__Goal of the exercise__. Extract the lines of the material below, beginning with the first and ending with the line that holds "</style></head><body>". Skip every picture.

-=-=-=-=-

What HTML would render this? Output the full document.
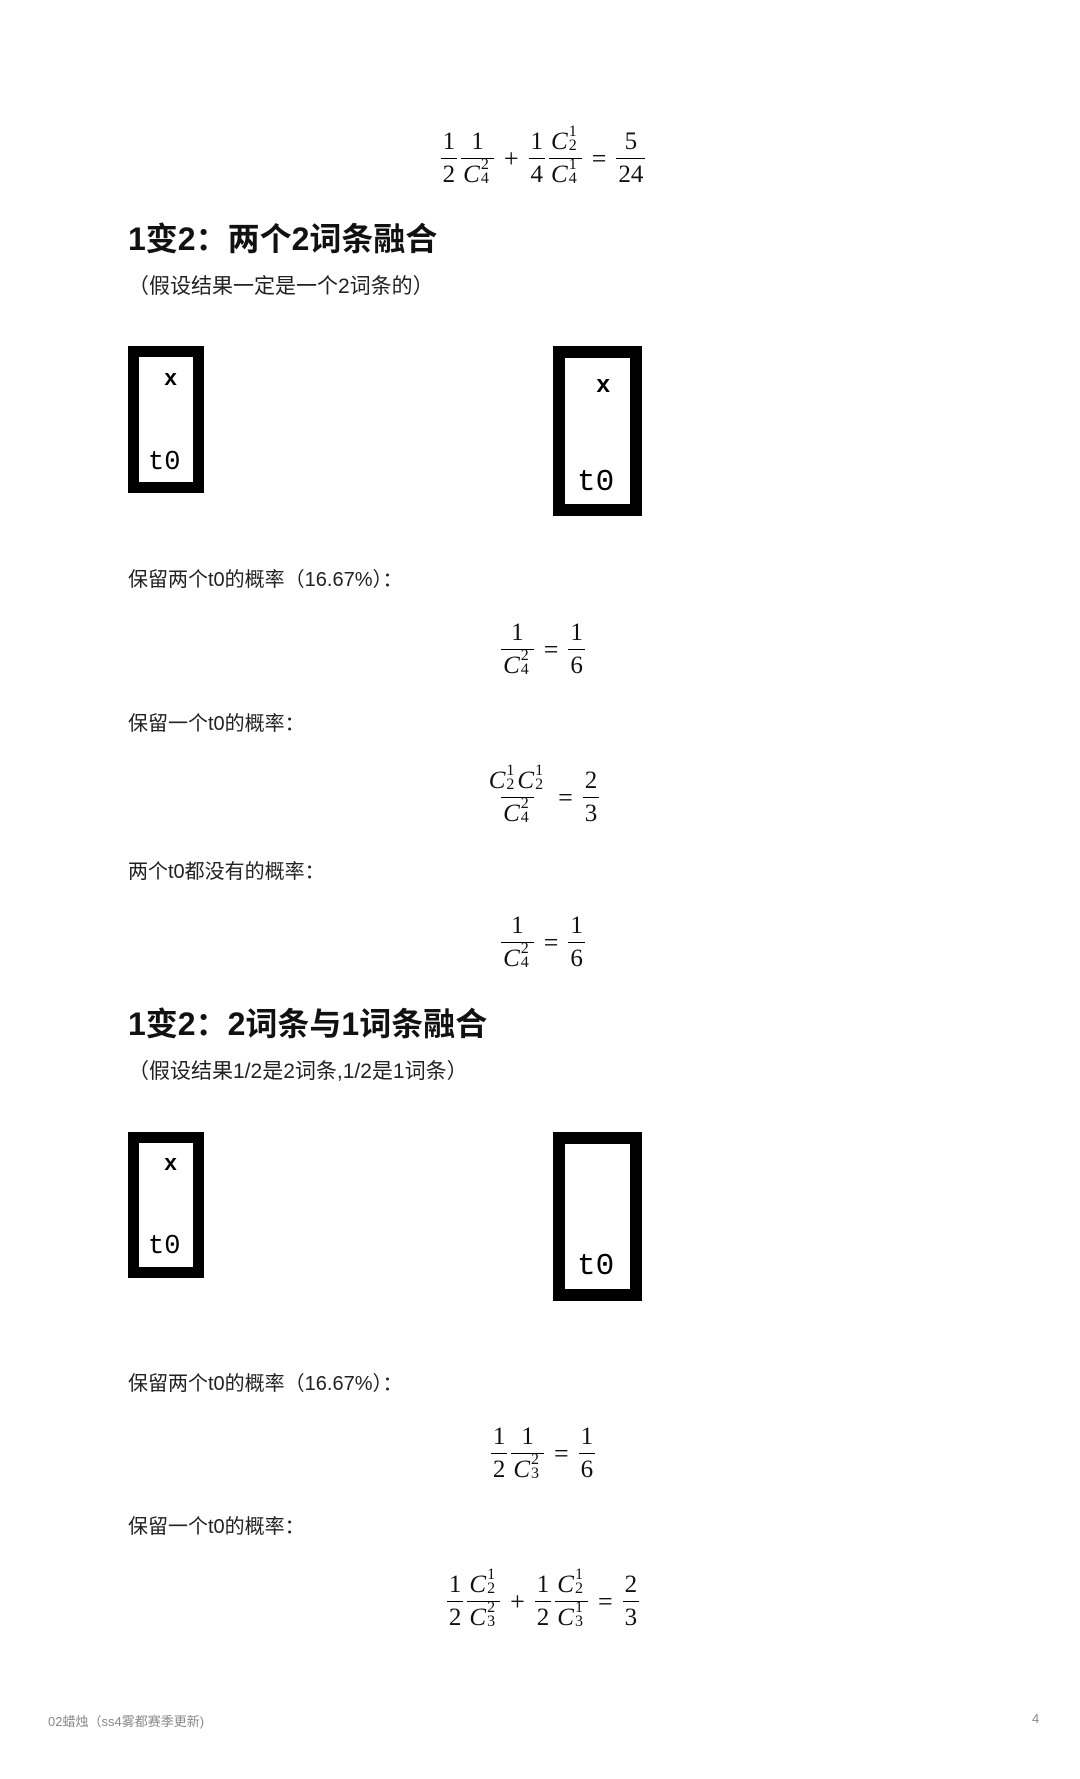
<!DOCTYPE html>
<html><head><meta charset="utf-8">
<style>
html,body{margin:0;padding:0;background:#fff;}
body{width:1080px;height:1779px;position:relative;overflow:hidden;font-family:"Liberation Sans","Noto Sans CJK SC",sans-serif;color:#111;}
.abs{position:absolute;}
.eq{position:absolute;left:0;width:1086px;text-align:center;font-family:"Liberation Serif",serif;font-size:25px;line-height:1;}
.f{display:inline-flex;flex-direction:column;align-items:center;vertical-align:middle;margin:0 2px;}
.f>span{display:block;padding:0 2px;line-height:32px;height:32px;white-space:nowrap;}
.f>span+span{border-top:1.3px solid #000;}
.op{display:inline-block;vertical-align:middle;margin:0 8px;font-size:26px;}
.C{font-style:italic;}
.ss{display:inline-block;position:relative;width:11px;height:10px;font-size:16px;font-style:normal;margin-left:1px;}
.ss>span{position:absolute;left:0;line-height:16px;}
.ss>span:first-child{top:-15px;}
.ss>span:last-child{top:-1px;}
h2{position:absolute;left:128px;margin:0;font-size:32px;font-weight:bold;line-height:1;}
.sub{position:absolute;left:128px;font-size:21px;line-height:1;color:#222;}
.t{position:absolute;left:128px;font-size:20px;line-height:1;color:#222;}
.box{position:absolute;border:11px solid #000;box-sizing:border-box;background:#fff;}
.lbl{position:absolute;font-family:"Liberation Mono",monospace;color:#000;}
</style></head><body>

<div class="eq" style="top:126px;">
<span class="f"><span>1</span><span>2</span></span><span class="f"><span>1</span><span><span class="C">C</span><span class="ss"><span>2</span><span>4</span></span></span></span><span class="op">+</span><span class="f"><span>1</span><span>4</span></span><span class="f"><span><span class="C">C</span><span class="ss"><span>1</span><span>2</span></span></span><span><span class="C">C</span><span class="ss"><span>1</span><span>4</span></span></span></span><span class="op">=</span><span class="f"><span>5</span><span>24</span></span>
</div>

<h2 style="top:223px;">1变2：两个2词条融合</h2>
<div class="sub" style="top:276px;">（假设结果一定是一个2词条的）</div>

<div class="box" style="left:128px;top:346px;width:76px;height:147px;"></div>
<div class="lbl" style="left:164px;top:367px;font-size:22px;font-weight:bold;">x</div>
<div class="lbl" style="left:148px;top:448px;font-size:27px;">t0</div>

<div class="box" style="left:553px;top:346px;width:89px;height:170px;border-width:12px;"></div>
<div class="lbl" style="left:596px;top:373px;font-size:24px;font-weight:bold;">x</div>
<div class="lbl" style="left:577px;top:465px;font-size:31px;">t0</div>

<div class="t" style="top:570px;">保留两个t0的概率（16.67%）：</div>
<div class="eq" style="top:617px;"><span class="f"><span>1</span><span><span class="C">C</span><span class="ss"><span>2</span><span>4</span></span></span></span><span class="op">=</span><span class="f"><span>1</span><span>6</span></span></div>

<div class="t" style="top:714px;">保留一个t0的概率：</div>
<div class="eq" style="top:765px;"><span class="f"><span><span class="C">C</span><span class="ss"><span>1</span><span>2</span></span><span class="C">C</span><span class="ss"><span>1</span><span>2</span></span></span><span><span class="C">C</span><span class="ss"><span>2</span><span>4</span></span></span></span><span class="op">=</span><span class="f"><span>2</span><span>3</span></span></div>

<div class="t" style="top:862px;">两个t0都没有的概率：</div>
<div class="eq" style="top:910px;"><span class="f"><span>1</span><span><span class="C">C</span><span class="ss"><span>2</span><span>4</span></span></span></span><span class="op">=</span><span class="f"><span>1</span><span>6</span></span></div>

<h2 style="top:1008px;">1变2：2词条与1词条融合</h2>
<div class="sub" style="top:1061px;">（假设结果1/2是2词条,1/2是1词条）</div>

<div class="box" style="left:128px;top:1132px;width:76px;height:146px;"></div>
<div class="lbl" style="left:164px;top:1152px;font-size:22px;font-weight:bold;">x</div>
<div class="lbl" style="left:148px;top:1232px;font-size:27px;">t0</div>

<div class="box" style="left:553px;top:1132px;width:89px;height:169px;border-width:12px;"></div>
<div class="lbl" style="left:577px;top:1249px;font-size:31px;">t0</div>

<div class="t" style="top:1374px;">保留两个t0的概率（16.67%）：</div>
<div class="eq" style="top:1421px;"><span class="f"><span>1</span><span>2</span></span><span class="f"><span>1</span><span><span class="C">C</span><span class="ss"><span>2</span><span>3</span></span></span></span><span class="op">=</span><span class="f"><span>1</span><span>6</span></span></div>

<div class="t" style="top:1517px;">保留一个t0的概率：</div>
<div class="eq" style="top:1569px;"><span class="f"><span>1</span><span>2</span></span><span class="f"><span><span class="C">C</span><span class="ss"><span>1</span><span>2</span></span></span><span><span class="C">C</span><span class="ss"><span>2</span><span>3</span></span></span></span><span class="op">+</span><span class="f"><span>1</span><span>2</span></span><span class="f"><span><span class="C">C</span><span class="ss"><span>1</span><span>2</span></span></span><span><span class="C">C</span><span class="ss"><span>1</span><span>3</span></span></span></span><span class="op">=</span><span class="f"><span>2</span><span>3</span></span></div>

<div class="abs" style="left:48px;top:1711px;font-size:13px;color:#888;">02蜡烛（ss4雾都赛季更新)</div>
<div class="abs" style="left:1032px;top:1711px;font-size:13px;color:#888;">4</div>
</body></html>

-=-=-=-=-

__In response__.
What HTML would render this? Output the full document.
<!DOCTYPE html>
<html><head><meta charset="utf-8">
<style>
html,body{margin:0;padding:0;background:#fff;}
body{width:1080px;height:1779px;position:relative;overflow:hidden;font-family:"Liberation Sans","Noto Sans CJK SC",sans-serif;color:#111;}
.abs{position:absolute;}
.eq{position:absolute;left:0;width:1086px;text-align:center;font-family:"Liberation Serif",serif;font-size:25px;line-height:1;}
.f{display:inline-flex;flex-direction:column;align-items:center;vertical-align:middle;margin:0 2px;}
.f>span{display:block;padding:0 2px;line-height:32px;height:32px;white-space:nowrap;}
.f>span+span{border-top:1.3px solid #000;}
.op{display:inline-block;vertical-align:middle;margin:0 8px;font-size:26px;}
.C{font-style:italic;}
.ss{display:inline-block;position:relative;width:11px;height:10px;font-size:16px;font-style:normal;margin-left:1px;}
.ss>span{position:absolute;left:0;line-height:16px;}
.ss>span:first-child{top:-15px;}
.ss>span:last-child{top:-1px;}
h2{position:absolute;left:128px;margin:0;font-size:32px;font-weight:bold;line-height:1;}
.sub{position:absolute;left:128px;font-size:21px;line-height:1;color:#222;}
.t{position:absolute;left:128px;font-size:20px;line-height:1;color:#222;}
.box{position:absolute;border:11px solid #000;box-sizing:border-box;background:#fff;}
.lbl{position:absolute;font-family:"Liberation Mono",monospace;color:#000;}
</style></head><body>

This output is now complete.